- What to produce: Set down each line of the data below exactly as it stands, dropping the pictures.

======

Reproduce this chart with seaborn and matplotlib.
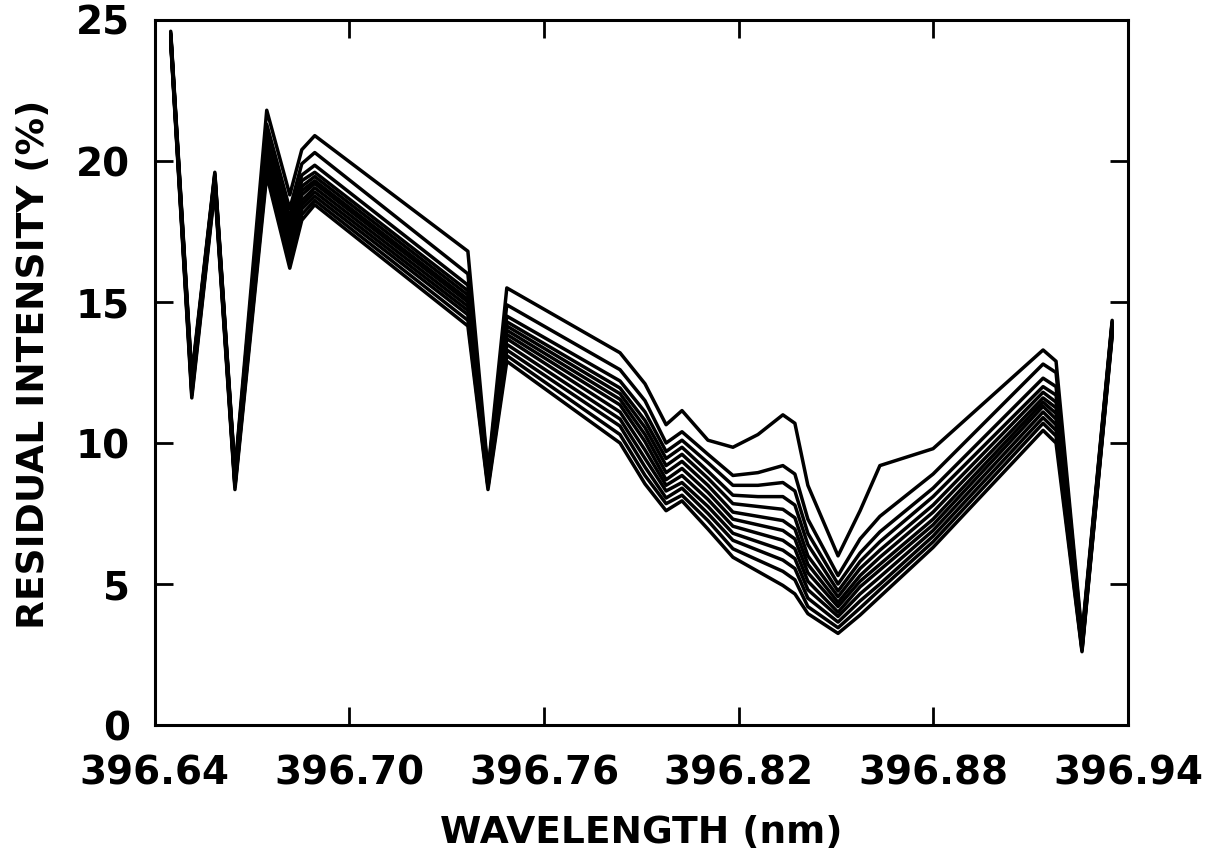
import pandas as pd
import matplotlib
matplotlib.use("Agg")
import matplotlib.pyplot as plt
import seaborn as sns

# wavelength nodes (nm)
wavelength = [396.6449, 396.6514, 396.6585, 396.6647, 396.6745, 396.6816, 396.6853,
              396.6893, 396.7365, 396.7427, 396.7485, 396.7834, 396.7911, 396.7976,
              396.8025, 396.8105, 396.8182, 396.8259, 396.8336, 396.8373, 396.8413,
              396.8506, 396.8574, 396.8635, 396.8799, 396.9138, 396.9178, 396.9258,
              396.9351]

# residual intensity (%) of each scan, top curve first
scan_01 = [24.6, 12.4, 19.6, 9.0, 21.8, 18.8, 20.4, 20.9, 16.8, 9.0, 15.5, 13.2, 12.1, 10.65, 11.15,
           10.1, 9.85, 10.3, 11.0, 10.7, 8.5, 6.0, 7.6, 9.2, 9.8, 13.3, 12.9, 3.2, 14.35]
scan_02 = [24.55, 12.3, 19.55, 8.95, 21.3, 18.3, 19.9, 20.3, 16.0, 8.95, 14.9, 12.6, 11.5, 10.0, 10.4,
           9.6, 8.85, 8.95, 9.2, 8.9, 7.3, 5.3, 6.6, 7.4, 8.9, 12.8, 12.5, 3.1, 14.3]
scan_03 = [24.5, 12.25, 19.5, 8.9, 21.0, 18.0, 19.5, 19.85, 15.6, 8.9, 14.5, 12.2, 11.1, 9.7, 10.1,
           9.3, 8.5, 8.5, 8.6, 8.3, 6.8, 5.0, 6.1, 6.85, 8.4, 12.3, 12.0, 3.05, 14.25]
scan_04 = [24.5, 12.2, 19.45, 8.85, 20.8, 17.8, 19.3, 19.6, 15.4, 8.85, 14.3, 11.95, 10.8, 9.45, 9.85,
           9.0, 8.15, 8.1, 8.1, 7.8, 6.4, 4.75, 5.8, 6.5, 8.1, 12.0, 11.7, 3.0, 14.2]
scan_05 = [24.45, 12.1, 19.4, 8.8, 20.6, 17.6, 19.1, 19.45, 15.25, 8.8, 14.15, 11.75, 10.55, 9.2, 9.6,
           8.75, 7.85, 7.75, 7.65, 7.35, 6.0, 4.55, 5.55, 6.2, 7.8, 11.8, 11.45, 2.95, 14.15]
scan_06 = [24.4, 12.05, 19.35, 8.7, 20.4, 17.4, 18.95, 19.3, 15.1, 8.75, 14.0, 11.55, 10.3, 8.95, 9.35,
           8.5, 7.55, 7.4, 7.25, 6.95, 5.7, 4.35, 5.3, 5.95, 7.55, 11.6, 11.25, 2.9, 14.1]
scan_07 = [24.4, 12.0, 19.3, 8.65, 20.25, 17.2, 18.8, 19.2, 15.0, 8.7, 13.85, 11.35, 10.05, 8.7, 9.1,
           8.25, 7.3, 7.1, 6.9, 6.6, 5.4, 4.2, 5.1, 5.7, 7.3, 11.45, 11.05, 2.85, 14.05]
scan_08 = [24.35, 11.9, 19.25, 8.6, 20.1, 17.0, 18.6, 19.05, 14.85, 8.6, 13.7, 11.1, 9.75, 8.5, 8.85,
           8.0, 7.05, 6.8, 6.55, 6.25, 5.1, 4.0, 4.9, 5.5, 7.1, 11.3, 10.85, 2.8, 14.0]
scan_09 = [24.3, 11.85, 19.2, 8.55, 20.0, 16.8, 18.45, 18.9, 14.7, 8.55, 13.5, 10.85, 9.45, 8.3, 8.6,
           7.75, 6.8, 6.5, 6.2, 5.9, 4.8, 3.85, 4.65, 5.25, 6.9, 11.1, 10.65, 2.75, 13.95]
scan_10 = [24.3, 11.8, 19.15, 8.5, 19.85, 16.6, 18.3, 18.75, 14.55, 8.5, 13.3, 10.6, 9.15, 8.05, 8.4,
           7.5, 6.55, 6.2, 5.85, 5.55, 4.5, 3.65, 4.4, 5.0, 6.7, 10.9, 10.45, 2.7, 13.9]
scan_11 = [24.25, 11.7, 19.1, 8.45, 19.7, 16.4, 18.1, 18.6, 14.35, 8.45, 13.1, 10.3, 8.85, 7.85, 8.15,
           7.25, 6.25, 5.85, 5.45, 5.15, 4.2, 3.45, 4.15, 4.8, 6.5, 10.7, 10.25, 2.65, 13.85]
scan_12 = [24.2, 11.6, 19.0, 8.35, 19.5, 16.2, 17.9, 18.45, 14.15, 8.35, 12.9, 10.0, 8.55, 7.6, 7.95,
           6.95, 5.95, 5.45, 4.95, 4.65, 3.95, 3.25, 3.9, 4.55, 6.3, 10.45, 10.0, 2.6, 13.8]

x_ticks = [396.64, 396.70, 396.76, 396.82, 396.88, 396.94]
x_ticklabels = ["396.64", "396.70", "396.76", "396.82", "396.88", "396.94"]
y_ticks = [0, 5, 10, 15, 20, 25]

scans = [scan_01, scan_02, scan_03, scan_04, scan_05, scan_06,
         scan_07, scan_08, scan_09, scan_10, scan_11, scan_12]

# long format for seaborn
rows = []
for i, scan in enumerate(scans):
    for w, v in zip(wavelength, scan):
        rows.append({"scan": i, "wavelength": w, "intensity": v})
df = pd.DataFrame(rows)

sns.set_style("ticks")
plt.rcParams["font.family"] = ["DejaVu Sans"]
plt.rcParams["font.weight"] = "bold"
plt.rcParams["text.color"] = "black"
plt.rcParams["axes.labelcolor"] = "black"
plt.rcParams["xtick.color"] = "black"
plt.rcParams["ytick.color"] = "black"

fig, ax = plt.subplots(figsize=(12.19, 8.51), dpi=100)
fig.subplots_adjust(left=0.127, right=0.9254, bottom=0.148, top=0.9765)

sns.lineplot(data=df, x="wavelength", y="intensity", units="scan",
             estimator=None, color="black", linewidth=2.5, ax=ax)

ax.set_xlim(396.64, 396.94)
ax.set_ylim(0, 25)
ax.set_xticks(x_ticks)
ax.set_xticklabels(x_ticklabels)
ax.set_yticks(y_ticks)

ax.tick_params(axis="x", direction="in", length=13, width=2, labelsize=28,
               pad=21, top=True, bottom=True)
ax.tick_params(axis="y", direction="in", length=13, width=2, labelsize=28,
               pad=18, left=True, right=True)
for lab in ax.get_xticklabels() + ax.get_yticklabels():
    lab.set_fontweight("bold")

for sp in ax.spines.values():
    sp.set_visible(True)
    sp.set_linewidth(2.2)
    sp.set_color("black")

ax.set_xlabel("WAVELENGTH (nm)", fontsize=27, fontweight="bold")
ax.set_ylabel("RESIDUAL INTENSITY (%)", fontsize=27, fontweight="bold")
ax.xaxis.set_label_coords(0.5, -0.128)
ax.yaxis.set_label_coords(-0.106, 0.511)

fig.savefig("out.png", dpi=100)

======

- Completed exercise:
Reproduce this chart with seaborn and matplotlib.
import pandas as pd
import matplotlib
matplotlib.use("Agg")
import matplotlib.pyplot as plt
import seaborn as sns

# wavelength nodes (nm)
wavelength = [396.6449, 396.6514, 396.6585, 396.6647, 396.6745, 396.6816, 396.6853,
              396.6893, 396.7365, 396.7427, 396.7485, 396.7834, 396.7911, 396.7976,
              396.8025, 396.8105, 396.8182, 396.8259, 396.8336, 396.8373, 396.8413,
              396.8506, 396.8574, 396.8635, 396.8799, 396.9138, 396.9178, 396.9258,
              396.9351]

# residual intensity (%) of each scan, top curve first
scan_01 = [24.6, 12.4, 19.6, 9.0, 21.8, 18.8, 20.4, 20.9, 16.8, 9.0, 15.5, 13.2, 12.1, 10.65, 11.15,
           10.1, 9.85, 10.3, 11.0, 10.7, 8.5, 6.0, 7.6, 9.2, 9.8, 13.3, 12.9, 3.2, 14.35]
scan_02 = [24.55, 12.3, 19.55, 8.95, 21.3, 18.3, 19.9, 20.3, 16.0, 8.95, 14.9, 12.6, 11.5, 10.0, 10.4,
           9.6, 8.85, 8.95, 9.2, 8.9, 7.3, 5.3, 6.6, 7.4, 8.9, 12.8, 12.5, 3.1, 14.3]
scan_03 = [24.5, 12.25, 19.5, 8.9, 21.0, 18.0, 19.5, 19.85, 15.6, 8.9, 14.5, 12.2, 11.1, 9.7, 10.1,
           9.3, 8.5, 8.5, 8.6, 8.3, 6.8, 5.0, 6.1, 6.85, 8.4, 12.3, 12.0, 3.05, 14.25]
scan_04 = [24.5, 12.2, 19.45, 8.85, 20.8, 17.8, 19.3, 19.6, 15.4, 8.85, 14.3, 11.95, 10.8, 9.45, 9.85,
           9.0, 8.15, 8.1, 8.1, 7.8, 6.4, 4.75, 5.8, 6.5, 8.1, 12.0, 11.7, 3.0, 14.2]
scan_05 = [24.45, 12.1, 19.4, 8.8, 20.6, 17.6, 19.1, 19.45, 15.25, 8.8, 14.15, 11.75, 10.55, 9.2, 9.6,
           8.75, 7.85, 7.75, 7.65, 7.35, 6.0, 4.55, 5.55, 6.2, 7.8, 11.8, 11.45, 2.95, 14.15]
scan_06 = [24.4, 12.05, 19.35, 8.7, 20.4, 17.4, 18.95, 19.3, 15.1, 8.75, 14.0, 11.55, 10.3, 8.95, 9.35,
           8.5, 7.55, 7.4, 7.25, 6.95, 5.7, 4.35, 5.3, 5.95, 7.55, 11.6, 11.25, 2.9, 14.1]
scan_07 = [24.4, 12.0, 19.3, 8.65, 20.25, 17.2, 18.8, 19.2, 15.0, 8.7, 13.85, 11.35, 10.05, 8.7, 9.1,
           8.25, 7.3, 7.1, 6.9, 6.6, 5.4, 4.2, 5.1, 5.7, 7.3, 11.45, 11.05, 2.85, 14.05]
scan_08 = [24.35, 11.9, 19.25, 8.6, 20.1, 17.0, 18.6, 19.05, 14.85, 8.6, 13.7, 11.1, 9.75, 8.5, 8.85,
           8.0, 7.05, 6.8, 6.55, 6.25, 5.1, 4.0, 4.9, 5.5, 7.1, 11.3, 10.85, 2.8, 14.0]
scan_09 = [24.3, 11.85, 19.2, 8.55, 20.0, 16.8, 18.45, 18.9, 14.7, 8.55, 13.5, 10.85, 9.45, 8.3, 8.6,
           7.75, 6.8, 6.5, 6.2, 5.9, 4.8, 3.85, 4.65, 5.25, 6.9, 11.1, 10.65, 2.75, 13.95]
scan_10 = [24.3, 11.8, 19.15, 8.5, 19.85, 16.6, 18.3, 18.75, 14.55, 8.5, 13.3, 10.6, 9.15, 8.05, 8.4,
           7.5, 6.55, 6.2, 5.85, 5.55, 4.5, 3.65, 4.4, 5.0, 6.7, 10.9, 10.45, 2.7, 13.9]
scan_11 = [24.25, 11.7, 19.1, 8.45, 19.7, 16.4, 18.1, 18.6, 14.35, 8.45, 13.1, 10.3, 8.85, 7.85, 8.15,
           7.25, 6.25, 5.85, 5.45, 5.15, 4.2, 3.45, 4.15, 4.8, 6.5, 10.7, 10.25, 2.65, 13.85]
scan_12 = [24.2, 11.6, 19.0, 8.35, 19.5, 16.2, 17.9, 18.45, 14.15, 8.35, 12.9, 10.0, 8.55, 7.6, 7.95,
           6.95, 5.95, 5.45, 4.95, 4.65, 3.95, 3.25, 3.9, 4.55, 6.3, 10.45, 10.0, 2.6, 13.8]

x_ticks = [396.64, 396.70, 396.76, 396.82, 396.88, 396.94]
x_ticklabels = ["396.64", "396.70", "396.76", "396.82", "396.88", "396.94"]
y_ticks = [0, 5, 10, 15, 20, 25]

scans = [scan_01, scan_02, scan_03, scan_04, scan_05, scan_06,
         scan_07, scan_08, scan_09, scan_10, scan_11, scan_12]

# long format for seaborn
rows = []
for i, scan in enumerate(scans):
    for w, v in zip(wavelength, scan):
        rows.append({"scan": i, "wavelength": w, "intensity": v})
df = pd.DataFrame(rows)

sns.set_style("ticks")
plt.rcParams["font.family"] = ["DejaVu Sans"]
plt.rcParams["font.weight"] = "bold"
plt.rcParams["text.color"] = "black"
plt.rcParams["axes.labelcolor"] = "black"
plt.rcParams["xtick.color"] = "black"
plt.rcParams["ytick.color"] = "black"

fig, ax = plt.subplots(figsize=(12.19, 8.51), dpi=100)
fig.subplots_adjust(left=0.127, right=0.9254, bottom=0.148, top=0.9765)

sns.lineplot(data=df, x="wavelength", y="intensity", units="scan",
             estimator=None, color="black", linewidth=2.5, ax=ax)

ax.set_xlim(396.64, 396.94)
ax.set_ylim(0, 25)
ax.set_xticks(x_ticks)
ax.set_xticklabels(x_ticklabels)
ax.set_yticks(y_ticks)

ax.tick_params(axis="x", direction="in", length=13, width=2, labelsize=28,
               pad=21, top=True, bottom=True)
ax.tick_params(axis="y", direction="in", length=13, width=2, labelsize=28,
               pad=18, left=True, right=True)
for lab in ax.get_xticklabels() + ax.get_yticklabels():
    lab.set_fontweight("bold")

for sp in ax.spines.values():
    sp.set_visible(True)
    sp.set_linewidth(2.2)
    sp.set_color("black")

ax.set_xlabel("WAVELENGTH (nm)", fontsize=27, fontweight="bold")
ax.set_ylabel("RESIDUAL INTENSITY (%)", fontsize=27, fontweight="bold")
ax.xaxis.set_label_coords(0.5, -0.128)
ax.yaxis.set_label_coords(-0.106, 0.511)

fig.savefig("out.png", dpi=100)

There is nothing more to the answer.